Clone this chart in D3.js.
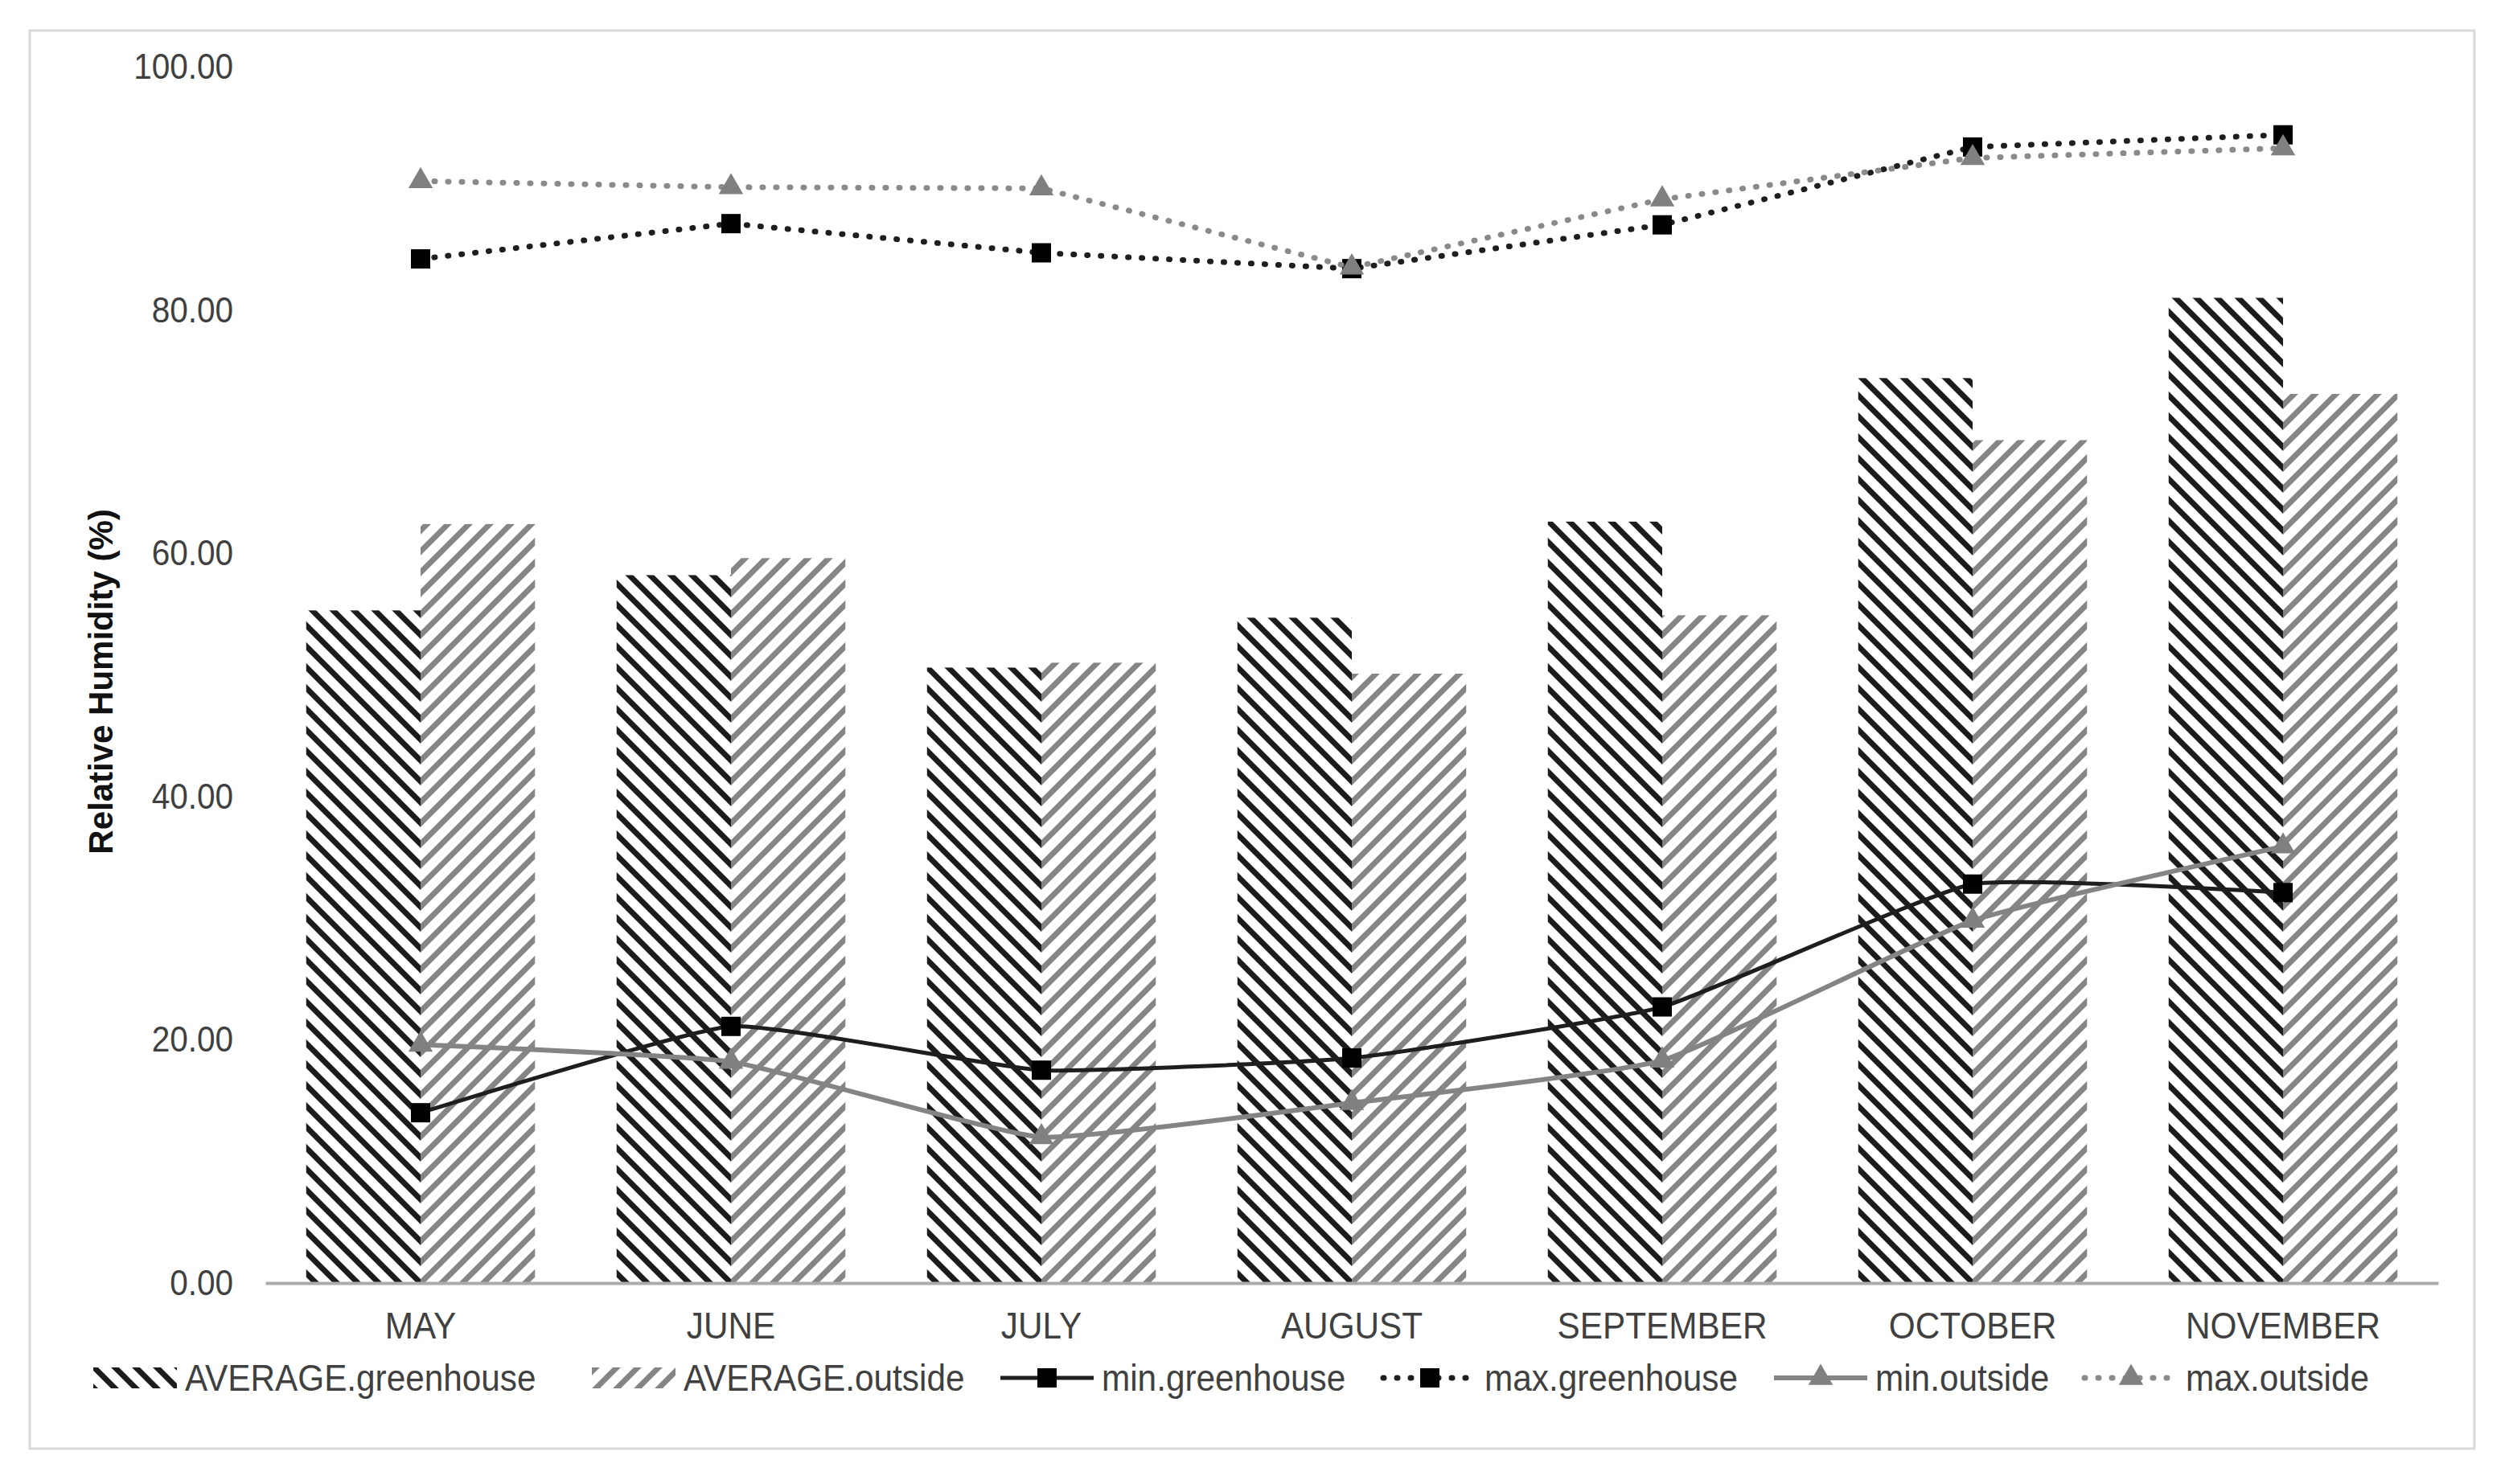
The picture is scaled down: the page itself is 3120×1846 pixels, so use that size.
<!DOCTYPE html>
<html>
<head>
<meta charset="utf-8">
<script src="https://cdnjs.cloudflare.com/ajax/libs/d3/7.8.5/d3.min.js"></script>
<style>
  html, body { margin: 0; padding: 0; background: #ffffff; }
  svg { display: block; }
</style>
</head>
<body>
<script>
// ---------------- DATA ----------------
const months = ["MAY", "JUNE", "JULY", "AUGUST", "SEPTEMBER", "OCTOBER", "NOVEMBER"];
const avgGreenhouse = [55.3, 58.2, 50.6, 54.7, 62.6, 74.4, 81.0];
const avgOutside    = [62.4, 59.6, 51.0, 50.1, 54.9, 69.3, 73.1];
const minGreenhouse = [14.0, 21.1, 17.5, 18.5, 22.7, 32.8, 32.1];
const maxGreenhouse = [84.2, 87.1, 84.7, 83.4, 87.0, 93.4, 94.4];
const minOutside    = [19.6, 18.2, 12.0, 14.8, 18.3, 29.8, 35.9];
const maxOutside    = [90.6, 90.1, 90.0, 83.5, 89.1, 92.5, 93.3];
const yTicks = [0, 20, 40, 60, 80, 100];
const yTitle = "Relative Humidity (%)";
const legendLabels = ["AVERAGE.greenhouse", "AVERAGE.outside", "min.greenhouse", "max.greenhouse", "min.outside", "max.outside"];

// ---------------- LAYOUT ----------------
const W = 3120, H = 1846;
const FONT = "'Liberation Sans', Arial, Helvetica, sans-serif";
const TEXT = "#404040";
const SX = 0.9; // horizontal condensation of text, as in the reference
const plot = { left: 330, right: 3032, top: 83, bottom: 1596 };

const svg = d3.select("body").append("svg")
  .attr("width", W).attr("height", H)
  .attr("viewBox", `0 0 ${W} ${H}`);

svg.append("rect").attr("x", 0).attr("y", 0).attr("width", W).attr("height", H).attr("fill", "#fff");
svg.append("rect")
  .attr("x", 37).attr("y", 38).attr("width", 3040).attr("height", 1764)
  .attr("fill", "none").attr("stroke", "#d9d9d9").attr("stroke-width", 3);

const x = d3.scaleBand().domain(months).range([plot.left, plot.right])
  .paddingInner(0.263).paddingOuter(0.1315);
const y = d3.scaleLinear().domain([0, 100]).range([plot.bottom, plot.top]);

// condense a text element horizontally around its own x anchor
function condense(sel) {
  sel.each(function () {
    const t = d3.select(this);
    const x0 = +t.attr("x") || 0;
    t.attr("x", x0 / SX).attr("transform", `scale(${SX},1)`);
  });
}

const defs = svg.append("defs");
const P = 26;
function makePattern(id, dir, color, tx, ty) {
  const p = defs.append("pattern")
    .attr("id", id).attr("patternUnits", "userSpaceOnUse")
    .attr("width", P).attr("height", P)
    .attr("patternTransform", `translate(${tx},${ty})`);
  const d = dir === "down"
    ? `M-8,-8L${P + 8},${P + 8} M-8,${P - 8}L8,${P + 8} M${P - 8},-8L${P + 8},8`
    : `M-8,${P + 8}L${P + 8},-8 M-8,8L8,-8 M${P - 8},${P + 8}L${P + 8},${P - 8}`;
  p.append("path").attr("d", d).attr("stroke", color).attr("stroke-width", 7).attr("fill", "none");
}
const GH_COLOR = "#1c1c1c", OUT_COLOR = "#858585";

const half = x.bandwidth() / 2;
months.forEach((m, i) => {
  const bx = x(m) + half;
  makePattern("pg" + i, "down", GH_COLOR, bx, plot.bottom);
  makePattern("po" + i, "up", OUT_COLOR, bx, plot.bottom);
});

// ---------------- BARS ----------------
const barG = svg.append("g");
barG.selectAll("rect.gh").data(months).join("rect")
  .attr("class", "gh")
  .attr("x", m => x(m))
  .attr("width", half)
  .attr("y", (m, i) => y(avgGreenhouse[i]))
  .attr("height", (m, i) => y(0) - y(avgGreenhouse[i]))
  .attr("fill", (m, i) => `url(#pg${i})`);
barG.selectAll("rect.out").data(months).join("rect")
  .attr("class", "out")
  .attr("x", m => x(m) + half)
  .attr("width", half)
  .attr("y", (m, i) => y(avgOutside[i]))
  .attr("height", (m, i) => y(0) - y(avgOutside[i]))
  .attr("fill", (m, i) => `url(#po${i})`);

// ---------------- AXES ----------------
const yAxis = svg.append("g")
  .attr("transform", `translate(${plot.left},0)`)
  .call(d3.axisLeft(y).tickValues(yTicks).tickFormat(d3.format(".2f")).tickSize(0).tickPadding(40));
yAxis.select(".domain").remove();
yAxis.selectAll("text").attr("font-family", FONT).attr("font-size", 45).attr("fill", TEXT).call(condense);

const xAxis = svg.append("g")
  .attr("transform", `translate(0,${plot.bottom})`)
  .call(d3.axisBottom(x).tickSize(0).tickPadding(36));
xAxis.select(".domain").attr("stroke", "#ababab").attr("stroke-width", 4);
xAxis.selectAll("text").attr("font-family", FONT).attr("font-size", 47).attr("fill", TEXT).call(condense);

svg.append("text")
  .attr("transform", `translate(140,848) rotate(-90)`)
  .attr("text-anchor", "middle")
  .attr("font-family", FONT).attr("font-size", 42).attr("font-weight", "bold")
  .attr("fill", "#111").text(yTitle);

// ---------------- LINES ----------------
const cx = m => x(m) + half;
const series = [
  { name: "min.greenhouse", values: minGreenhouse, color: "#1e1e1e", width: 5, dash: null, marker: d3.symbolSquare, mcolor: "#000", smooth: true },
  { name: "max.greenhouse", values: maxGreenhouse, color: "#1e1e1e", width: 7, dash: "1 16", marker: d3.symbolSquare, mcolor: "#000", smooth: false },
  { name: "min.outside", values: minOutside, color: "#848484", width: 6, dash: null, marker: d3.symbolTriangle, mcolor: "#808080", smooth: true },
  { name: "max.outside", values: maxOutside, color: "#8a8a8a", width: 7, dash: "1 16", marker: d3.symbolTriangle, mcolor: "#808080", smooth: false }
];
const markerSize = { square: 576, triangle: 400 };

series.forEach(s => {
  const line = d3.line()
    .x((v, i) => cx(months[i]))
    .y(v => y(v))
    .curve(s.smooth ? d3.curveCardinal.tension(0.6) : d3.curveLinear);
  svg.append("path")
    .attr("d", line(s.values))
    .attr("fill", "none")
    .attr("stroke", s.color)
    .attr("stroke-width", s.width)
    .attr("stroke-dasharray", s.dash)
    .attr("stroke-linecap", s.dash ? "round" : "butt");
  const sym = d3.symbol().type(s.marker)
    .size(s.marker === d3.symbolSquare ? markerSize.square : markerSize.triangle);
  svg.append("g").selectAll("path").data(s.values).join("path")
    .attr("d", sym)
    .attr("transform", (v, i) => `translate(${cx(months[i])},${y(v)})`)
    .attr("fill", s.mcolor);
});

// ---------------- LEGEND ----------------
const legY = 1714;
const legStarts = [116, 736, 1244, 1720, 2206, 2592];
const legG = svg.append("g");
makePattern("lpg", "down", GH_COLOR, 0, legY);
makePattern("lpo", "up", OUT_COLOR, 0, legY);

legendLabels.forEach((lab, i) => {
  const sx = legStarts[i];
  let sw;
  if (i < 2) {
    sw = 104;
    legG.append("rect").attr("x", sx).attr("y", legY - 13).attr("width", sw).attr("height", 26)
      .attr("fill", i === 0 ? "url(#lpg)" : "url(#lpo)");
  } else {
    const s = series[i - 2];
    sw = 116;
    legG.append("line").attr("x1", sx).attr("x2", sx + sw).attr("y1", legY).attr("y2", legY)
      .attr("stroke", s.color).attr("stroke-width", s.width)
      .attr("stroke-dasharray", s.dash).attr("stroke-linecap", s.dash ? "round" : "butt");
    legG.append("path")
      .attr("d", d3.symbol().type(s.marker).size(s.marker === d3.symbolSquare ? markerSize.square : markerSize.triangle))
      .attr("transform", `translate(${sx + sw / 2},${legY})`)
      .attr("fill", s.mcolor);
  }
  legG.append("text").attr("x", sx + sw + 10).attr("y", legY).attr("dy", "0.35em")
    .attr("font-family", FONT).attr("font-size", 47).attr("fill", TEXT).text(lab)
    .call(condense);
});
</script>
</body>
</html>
-*-*-
Written exercise –
Using the listing, copy every line where the word "down" shows up.

Answer for this exercise –
The picture is scaled down: the page itself is 3120×1846 pixels, so use that size.
  const d = dir === "down"
  makePattern("pg" + i, "down", GH_COLOR, bx, plot.bottom);
makePattern("lpg", "down", GH_COLOR, 0, legY);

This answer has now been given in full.